* BEGIN *

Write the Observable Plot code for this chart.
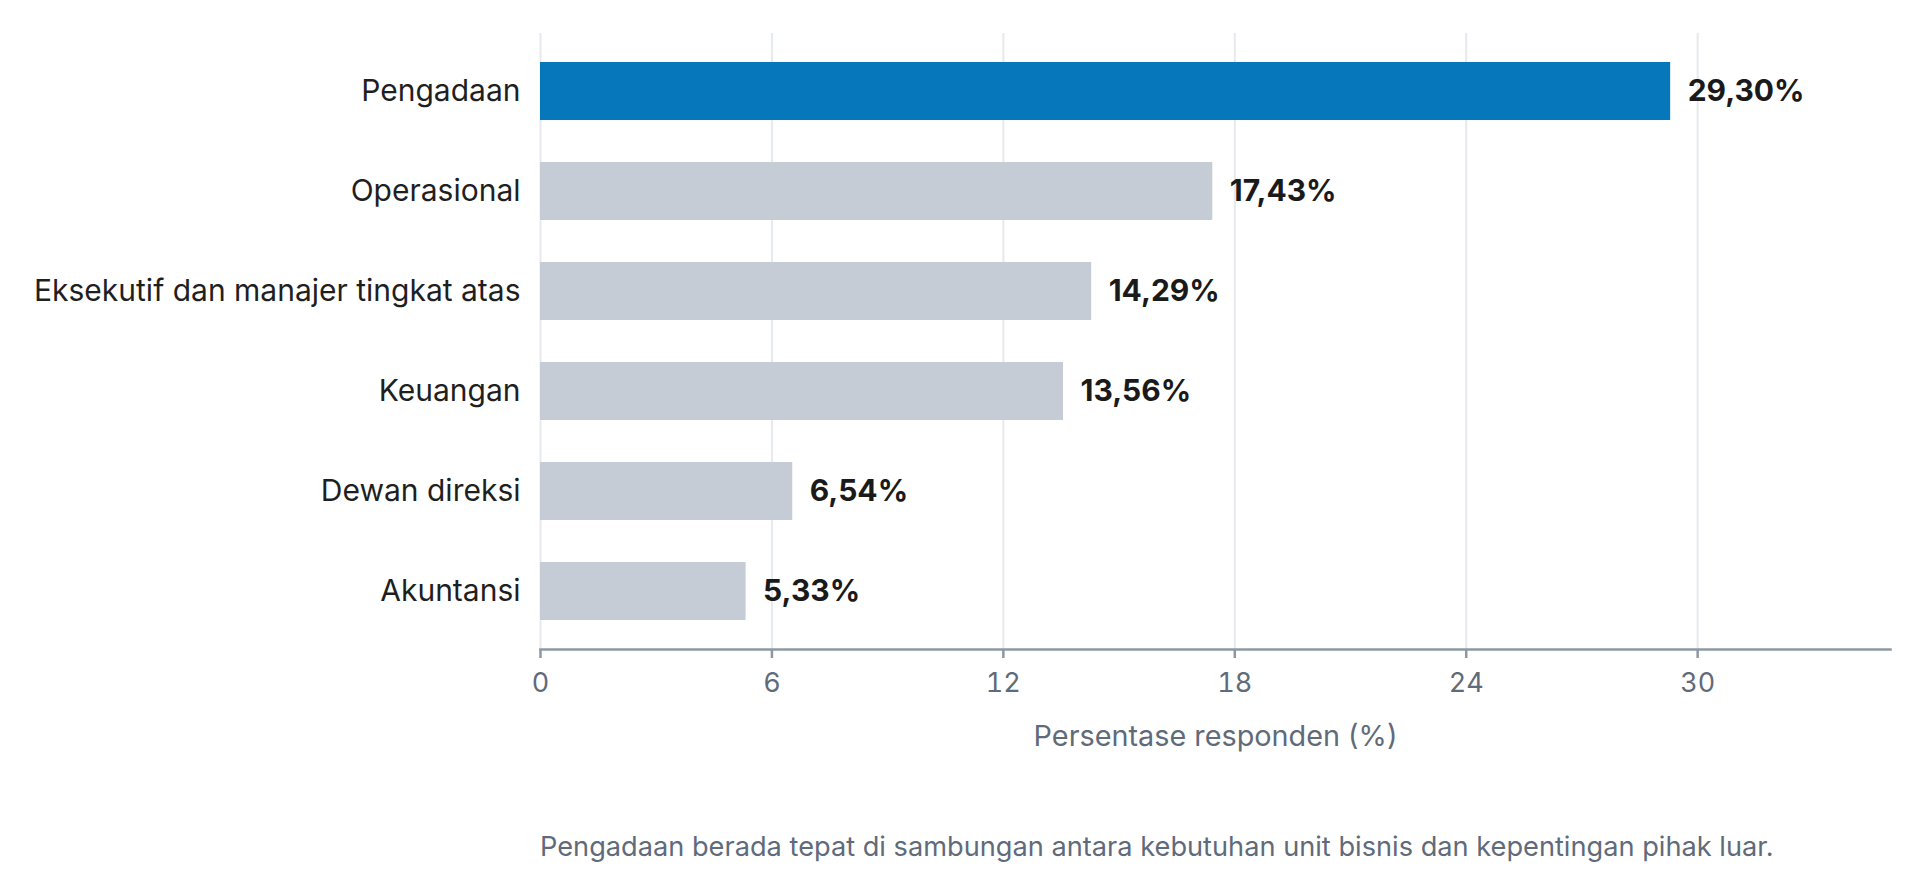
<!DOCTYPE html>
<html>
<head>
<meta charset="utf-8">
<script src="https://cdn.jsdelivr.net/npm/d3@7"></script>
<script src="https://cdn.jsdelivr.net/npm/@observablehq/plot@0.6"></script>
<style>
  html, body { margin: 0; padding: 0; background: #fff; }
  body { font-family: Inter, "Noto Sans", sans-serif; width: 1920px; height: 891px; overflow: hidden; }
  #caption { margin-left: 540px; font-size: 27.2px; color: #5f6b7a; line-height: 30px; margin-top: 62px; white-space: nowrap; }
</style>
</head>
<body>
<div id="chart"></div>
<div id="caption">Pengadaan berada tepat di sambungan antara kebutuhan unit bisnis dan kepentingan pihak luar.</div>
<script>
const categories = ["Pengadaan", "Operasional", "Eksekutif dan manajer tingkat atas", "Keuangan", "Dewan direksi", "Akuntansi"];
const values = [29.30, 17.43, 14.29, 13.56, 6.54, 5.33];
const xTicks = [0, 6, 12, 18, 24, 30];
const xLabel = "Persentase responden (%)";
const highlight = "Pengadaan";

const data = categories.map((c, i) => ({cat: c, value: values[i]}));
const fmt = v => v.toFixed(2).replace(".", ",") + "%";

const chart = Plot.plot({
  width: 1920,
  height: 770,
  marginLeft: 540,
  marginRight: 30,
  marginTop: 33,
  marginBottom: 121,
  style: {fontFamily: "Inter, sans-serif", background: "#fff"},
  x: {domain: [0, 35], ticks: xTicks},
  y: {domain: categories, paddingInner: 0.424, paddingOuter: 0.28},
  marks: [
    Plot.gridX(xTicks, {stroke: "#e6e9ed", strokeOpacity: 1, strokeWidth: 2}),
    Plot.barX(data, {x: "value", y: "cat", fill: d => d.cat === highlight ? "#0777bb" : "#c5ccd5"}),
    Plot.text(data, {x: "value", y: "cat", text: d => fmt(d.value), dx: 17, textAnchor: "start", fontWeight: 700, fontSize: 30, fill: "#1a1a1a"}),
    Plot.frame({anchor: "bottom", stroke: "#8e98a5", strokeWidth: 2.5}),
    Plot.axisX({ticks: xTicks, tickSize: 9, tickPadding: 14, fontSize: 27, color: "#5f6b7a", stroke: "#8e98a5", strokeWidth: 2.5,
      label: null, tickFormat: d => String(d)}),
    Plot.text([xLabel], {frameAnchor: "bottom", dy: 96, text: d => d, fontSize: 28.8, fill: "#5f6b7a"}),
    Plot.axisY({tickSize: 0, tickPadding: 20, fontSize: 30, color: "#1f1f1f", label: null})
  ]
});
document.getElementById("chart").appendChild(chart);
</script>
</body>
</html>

* END *

_What you should do_: With all pictures left out, please transcribe exactly the lines from the start of the material through the line with "const fmt = v".

_Full answer_:
Write the Observable Plot code for this chart.
<!DOCTYPE html>
<html>
<head>
<meta charset="utf-8">
<script src="https://cdn.jsdelivr.net/npm/d3@7"></script>
<script src="https://cdn.jsdelivr.net/npm/@observablehq/plot@0.6"></script>
<style>
  html, body { margin: 0; padding: 0; background: #fff; }
  body { font-family: Inter, "Noto Sans", sans-serif; width: 1920px; height: 891px; overflow: hidden; }
  #caption { margin-left: 540px; font-size: 27.2px; color: #5f6b7a; line-height: 30px; margin-top: 62px; white-space: nowrap; }
</style>
</head>
<body>
<div id="chart"></div>
<div id="caption">Pengadaan berada tepat di sambungan antara kebutuhan unit bisnis dan kepentingan pihak luar.</div>
<script>
const categories = ["Pengadaan", "Operasional", "Eksekutif dan manajer tingkat atas", "Keuangan", "Dewan direksi", "Akuntansi"];
const values = [29.30, 17.43, 14.29, 13.56, 6.54, 5.33];
const xTicks = [0, 6, 12, 18, 24, 30];
const xLabel = "Persentase responden (%)";
const highlight = "Pengadaan";

const data = categories.map((c, i) => ({cat: c, value: values[i]}));
const fmt = v => v.toFixed(2).replace(".", ",") + "%";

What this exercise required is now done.